Für ein unspezifisches Hundefutter, das in großer Menge verkauft werden soll, sollten wir also die Basisebene Hund für eine Marke wählen. Ist unsere Zielgruppe der in einer Wohnung gehaltene Kleinsthund oder aber der diensttuende große Wachhund, so müssen wir spezieller werden.
Die bekannte Wort-Bild-Marke von Nestle erklärt mit einem Bild das Wort Nestle = kleines Nest. Damit man das Nest auch sicher erkennt, wird es mit Vögeln gezeigt. Und weil es kein spezielles, sondern ein prototypisches Nest zeigen soll, müssen prototypische Vögel darin sitzen.

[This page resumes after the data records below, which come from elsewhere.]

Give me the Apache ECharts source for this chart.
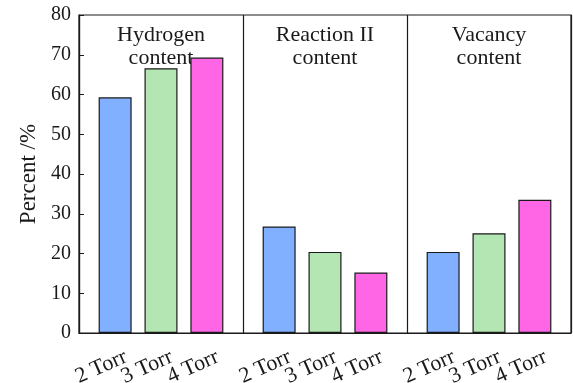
<!DOCTYPE html>
<html>
<head>
<meta charset="utf-8">
<script src="https://cdn.jsdelivr.net/npm/echarts@6/dist/echarts.min.js"></script>
<style>
  html, body { margin: 0; padding: 0; background: #fff; }
  #chart { width: 573px; height: 383px; }
</style>
</head>
<body>
<div id="chart"></div>
<script>
// Group titles (one band per quantity) and the pressure of each bar
const groups = ['Hydrogen\ncontent', 'Reaction II\ncontent', 'Vacancy\ncontent'];
const pressures = ['2 Torr', '3 Torr', '4 Torr'];

// Percent values per pressure, in group order
const torr2 = [59.3, 26.8, 20.4];
const torr3 = [66.6, 20.4, 25.1];
const torr4 = [69.3, 15.2, 33.5];

// Y axis range
const yMin = 0;
const yMax = 80;
const yStep = 10;

const barColors = ['#80b0ff', '#b3e6b3', '#ff66e6'];
const ink = '#1a1a1a';
const font = '"Liberation Serif", "DejaVu Serif", serif';

const chart = echarts.init(document.getElementById('chart'));

const seriesData = [torr2, torr3, torr4];
const series = seriesData.map((vals, i) => ({
  type: 'bar',
  name: pressures[i],
  data: vals,
  xAxisIndex: 0,
  barWidth: 33,
  barGap: '39%',
  itemStyle: { color: barColors[i], borderColor: ink, borderWidth: 1.2 },
  label: {
    show: true,
    position: 'bottom',
    formatter: '{a}',
    rotate: 24,
    align: 'right',
    verticalAlign: 'top',
    distance: 6,
    offset: [3, 9],
    fontFamily: font,
    fontSize: 22,
    color: ink
  },
  emphasis: { disabled: true }
}));

chart.setOption({
  animation: false,
  grid: {
    left: 79, right: 2, top: 15, bottom: 50,
    show: true, borderColor: ink, borderWidth: 1.2, backgroundColor: 'transparent'
  },
  xAxis: [
    {
      type: 'category',
      data: groups,
      axisLine: { show: true, lineStyle: { color: ink, width: 1.2 } },
      axisTick: { show: false },
      axisLabel: { show: false },
      splitLine: { show: true, interval: 0, lineStyle: { color: ink, width: 1.2 } }
    },
    {
      type: 'category',
      position: 'top',
      data: groups,
      axisLine: { show: false },
      axisTick: { show: false },
      splitLine: { show: false },
      axisLabel: {
        inside: true,
        interval: 0,
        margin: 9,
        fontFamily: font,
        fontSize: 22,
        lineHeight: 23,
        color: ink
      }
    }
  ],
  yAxis: {
    type: 'value',
    min: yMin,
    max: yMax,
    interval: yStep,
    axisLine: { show: true, lineStyle: { color: ink, width: 1.2 } },
    axisTick: { show: true, inside: true, length: 5, lineStyle: { color: ink } },
    splitLine: { show: false },
    axisLabel: { fontFamily: font, fontSize: 20, color: ink, margin: 8 },
    name: 'Percent /%',
    nameLocation: 'middle',
    nameGap: 39,
    nameTextStyle: { fontFamily: font, fontSize: 23, color: ink }
  },
  series: series
});
</script>
</body>
</html>
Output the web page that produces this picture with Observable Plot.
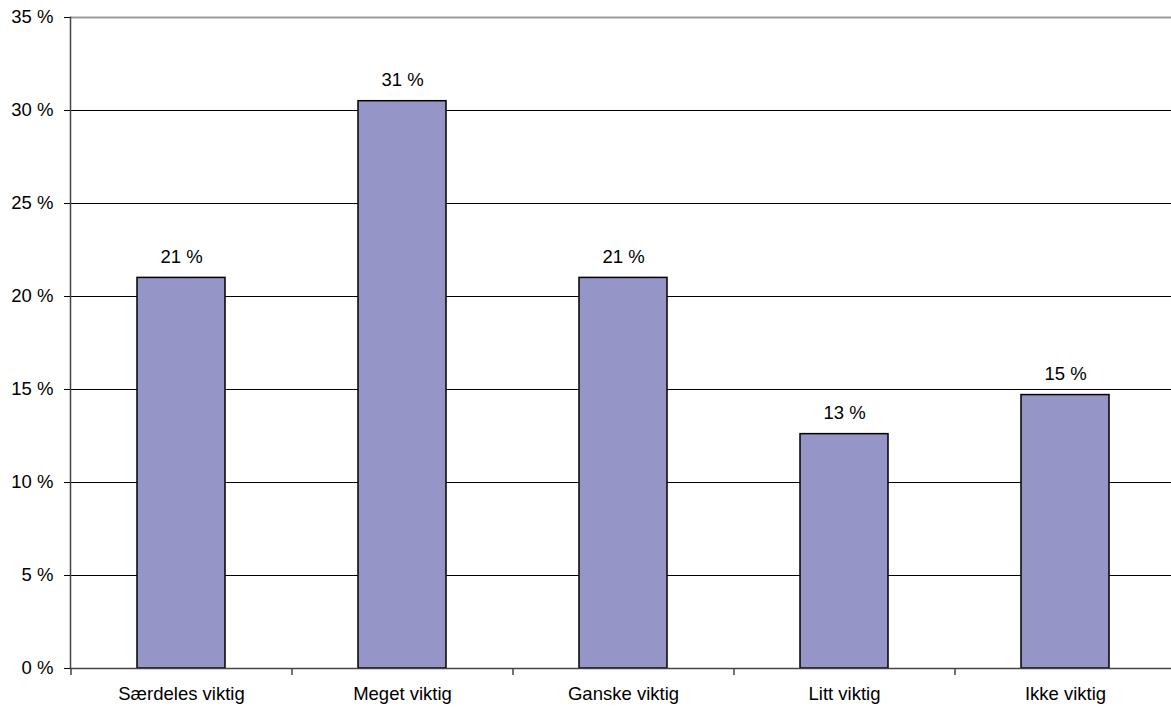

Bei Kosmetik wird im Falle breitester Anwendung ein Prototyp der übergeordneten Ebene zu wählen sein, damit sich keine Abnehmergruppe ausgeschlossen fühlt. Bei Damenkosmetik gilt analog, daß als Beispiel möglichst kein bestimmter oder höchstens ein exotischer Frauentyp auftauchen darf, damit eine persönliche Identifikation möglich bleibt. Auch ein Ausweichen von den Kategorien Frauen und Männer auf die Kategorien Kinder oder Babys ist möglich, weil dann im Rückschluß wieder eine Anwendung für Erwachsene abzuleiten ist. In der Modewerbung fallen neuerdings exotische Mannequins auf. Damit soll der europäischen Kundin Gelegenheit gegeben werden, sich selbst in dieser Kleidung vorzustellen. Die exotischen Gesichter sind für uns schwer einprägbar und unterscheidbar. Sie wirken anonym trotz aller Porträtgenauigkeit und Anmut.
Bei einer guten Marke sollte der Begriff genau zum Objekt passen oder absichtlich ganz schlecht. Um auf einen flüchtigen Blick hin prägend und einprägsam wirken zu können, muß der Markenname wie selbstverständlich der einzige richtige Schlüssel zum Schloß sein, oder aber auffällig etwas unerwartet anderes. Prototyp oder nicht, das ist oft die Frage.